WHAT IS BEING ASKED: Below are some records. Say in a single number how many of their lines include the word "full".
--
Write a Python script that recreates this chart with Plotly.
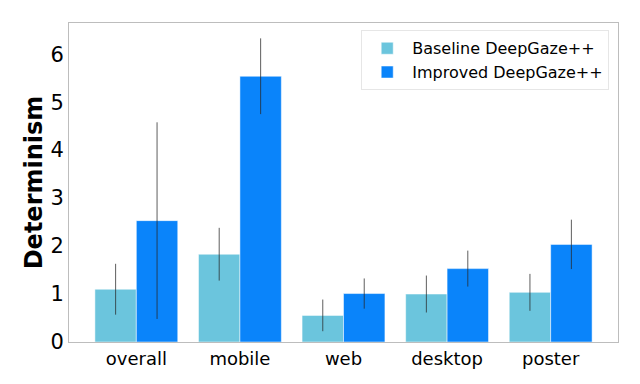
import plotly.graph_objects as go

categories = ['overall', 'mobile', 'web', 'desktop', 'poster']
baseline = [1.10, 1.83, 0.555, 1.00, 1.035]
baseline_err = [0.53, 0.55, 0.33, 0.385, 0.385]
improved = [2.53, 5.54, 1.01, 1.53, 2.035]
improved_err = [2.05, 0.79, 0.315, 0.375, 0.515]

fig = go.Figure()
fig.add_bar(x=categories, y=baseline, name='Baseline DeepGaze++',
            marker=dict(color='#6bc5dd', line=dict(color='rgba(255,255,255,0.5)', width=1)),
            error_y=dict(type='data', array=baseline_err, width=0, thickness=1,
                         color='rgba(40,40,40,0.75)'))
fig.add_bar(x=categories, y=improved, name='Improved DeepGaze++',
            marker=dict(color='#0a84fa', line=dict(color='rgba(255,255,255,0.5)', width=1)),
            error_y=dict(type='data', array=improved_err, width=0, thickness=1,
                         color='rgba(40,40,40,0.75)'))

# page body has an 8px margin, so the figure is a bit smaller than the window
fig.update_layout(
    width=632, height=376,
    margin=dict(l=61, r=22, t=15, b=42),
    paper_bgcolor='white', plot_bgcolor='white',
    font=dict(family='DejaVu Sans', color='black'),
    barmode='group', bargap=0.2, bargroupgap=0,
    showlegend=True,
    legend=dict(x=0.984, y=0.977, xanchor='right', yanchor='top',
                bordercolor='#e6e6e6', borderwidth=1, bgcolor='white',
                font=dict(size=16, family='DejaVu Sans'),
                itemwidth=40),
)
fig.update_xaxes(range=[-0.65, 4.65], showline=True, linecolor='#bdbdbd', linewidth=1,
                 mirror=True, ticks='', tickfont=dict(size=18), showgrid=False,
                 automargin=False)
fig.update_yaxes(range=[0, 6.65], dtick=1, showline=True, linecolor='#bdbdbd', linewidth=1,
                 mirror=True, ticks='', tickfont=dict(size=21), showgrid=False, zeroline=False,
                 automargin=False,
                 title=dict(text='<b>Determinism</b>', font=dict(size=24), standoff=1))

fig.write_html("out.html")
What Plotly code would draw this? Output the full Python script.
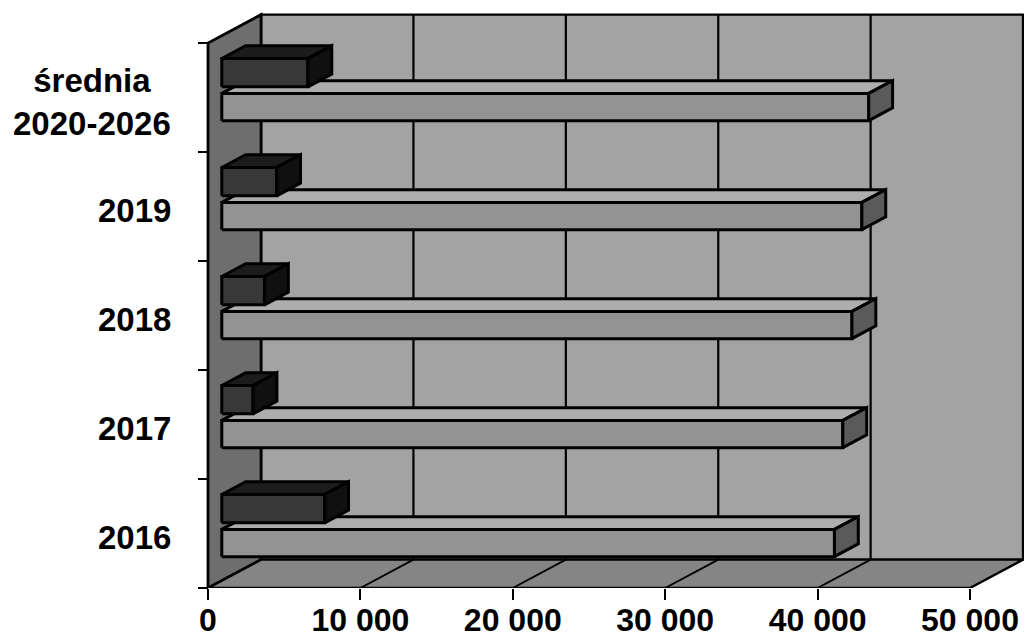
import plotly.graph_objects as go

# Category labels (bottom to top) and the two series per category
categories = ["2016", "2017", "2018", "2019", "średnia<br>2020-2026"]
dark_values = [6750, 2050, 2800, 3600, 5650]
light_values = [40200, 40750, 41350, 42000, 42450]

x_tick_values = [0, 10000, 20000, 30000, 40000, 50000]
x_tick_labels = ["0", "10 000", "20 000", "30 000", "40 000", "50 000"]

# Oblique projection used to fake the 3-D box look
DEPTH_X = 3480      # value-axis shift for full depth
DEPTH_Y = 0.26      # category-axis shift for full depth
X_MAX = x_tick_values[-1]
N_CAT = len(categories)

BAR_D0, BAR_D1 = 0.26, 0.71          # depth span of the bars
LIGHT_C = (0.22, 0.47)               # category span inside a band
DARK_C = (0.53, 0.79)

FONT = "Liberation Sans, Arial, Helvetica, sans-serif"

WALL_BACK = "#a3a3a3"
WALL_LEFT = "#6e6e6e"
FLOOR = "#858585"
LIGHT = ("#939393", "#adadad", "#5a5a5a")   # front, top, end
DARK = ("#383838", "#1c1c1c", "#101010")


def proj(v, c, d):
    return v + d * DEPTH_X, c + d * DEPTH_Y


def polygon(points, fill, width=2.0, color="black"):
    pts = [proj(*p) for p in points]
    pts.append(pts[0])
    return go.Scatter(
        x=[p[0] for p in pts], y=[p[1] for p in pts],
        mode="lines", fill="toself", fillcolor=fill,
        line=dict(color=color, width=width),
        hoverinfo="skip", showlegend=False, cliponaxis=False,
    )


def segment(p, q, width=2.0, color="black"):
    a, b = proj(*p), proj(*q)
    return go.Scatter(
        x=[a[0], b[0]], y=[a[1], b[1]], mode="lines",
        line=dict(color=color, width=width),
        hoverinfo="skip", showlegend=False, cliponaxis=False,
    )


def box(value, c0, c1, colors):
    front, top, end = colors
    return [
        polygon([(0, c0, BAR_D0), (value, c0, BAR_D0), (value, c1, BAR_D0), (0, c1, BAR_D0)], front, 3),
        polygon([(0, c1, BAR_D0), (value, c1, BAR_D0), (value, c1, BAR_D1), (0, c1, BAR_D1)], top, 3),
        polygon([(value, c0, BAR_D0), (value, c0, BAR_D1), (value, c1, BAR_D1), (value, c1, BAR_D0)], end, 3),
    ]


traces = []
# walls and floor
traces.append(polygon([(0, 0, 1), (X_MAX, 0, 1), (X_MAX, N_CAT, 1), (0, N_CAT, 1)], WALL_BACK, 2.4))
traces.append(polygon([(0, 0, 0), (0, 0, 1), (0, N_CAT, 1), (0, N_CAT, 0)], WALL_LEFT, 2.8))
traces.append(polygon([(0, 0, 0), (X_MAX, 0, 0), (X_MAX, 0, 1), (0, 0, 1)], FLOOR, 2.4))

# gridlines on the back wall and their continuation across the floor
for v in x_tick_values[1:-1]:
    traces.append(segment((v, 0, 1), (v, N_CAT, 1), 2.2))
for v in x_tick_values[:-1]:
    traces.append(segment((v, 0, 0), (v, 0, 1), 1.8))

# bars, drawn from the bottom category upwards so nearer faces overlap correctly
for i in range(N_CAT):
    traces += box(light_values[i], i + LIGHT_C[0], i + LIGHT_C[1], LIGHT)
    traces += box(dark_values[i], i + DARK_C[0], i + DARK_C[1], DARK)

fig = go.Figure(traces)

PLOT_L, PLOT_R, PLOT_T, PLOT_B = 200, 1024, 10, 588
px_per_unit = 762 / X_MAX
x_min = -(208 - PLOT_L) / px_per_unit
x_max = x_min + (PLOT_R - PLOT_L) / px_per_unit
y_max = (PLOT_B - PLOT_T) / 109.0

annotations = [
    dict(
        text=name, x=(173 - PLOT_L) / (PLOT_R - PLOT_L), xref="paper",
        y=i + 0.5, yref="y", xanchor="right", yanchor="middle",
        yshift=-4, align="center", showarrow=False,
        font=dict(family=FONT, size=33, color="black", weight="bold"),
    )
    for i, name in enumerate(categories)
]

fig.update_layout(
    width=1025, height=643,
    margin=dict(l=PLOT_L, r=1025 - PLOT_R, t=PLOT_T, b=643 - PLOT_B),
    paper_bgcolor="white", plot_bgcolor="white",
    showlegend=False,
    annotations=annotations,
    xaxis=dict(
        range=[x_min, x_max], tickvals=x_tick_values, ticktext=x_tick_labels,
        ticks="outside", ticklen=11, tickwidth=2, tickcolor="black",
        ticklabelstandoff=-7, automargin=False,
        showgrid=False, zeroline=False, showline=False,
        tickfont=dict(family=FONT, size=32, color="black", weight="bold"),
        fixedrange=True,
    ),
    yaxis=dict(
        range=[0, y_max], tickvals=list(range(N_CAT + 1)),
        ticks="outside", ticklen=10, tickwidth=2, tickcolor="black",
        showticklabels=False, showgrid=False, zeroline=False, showline=False,
        anchor="free", position=(208 - PLOT_L) / (PLOT_R - PLOT_L),
        automargin=False, fixedrange=True,
    ),
)

fig.write_html("out.html")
--
EXERCISE RESPONSE: 3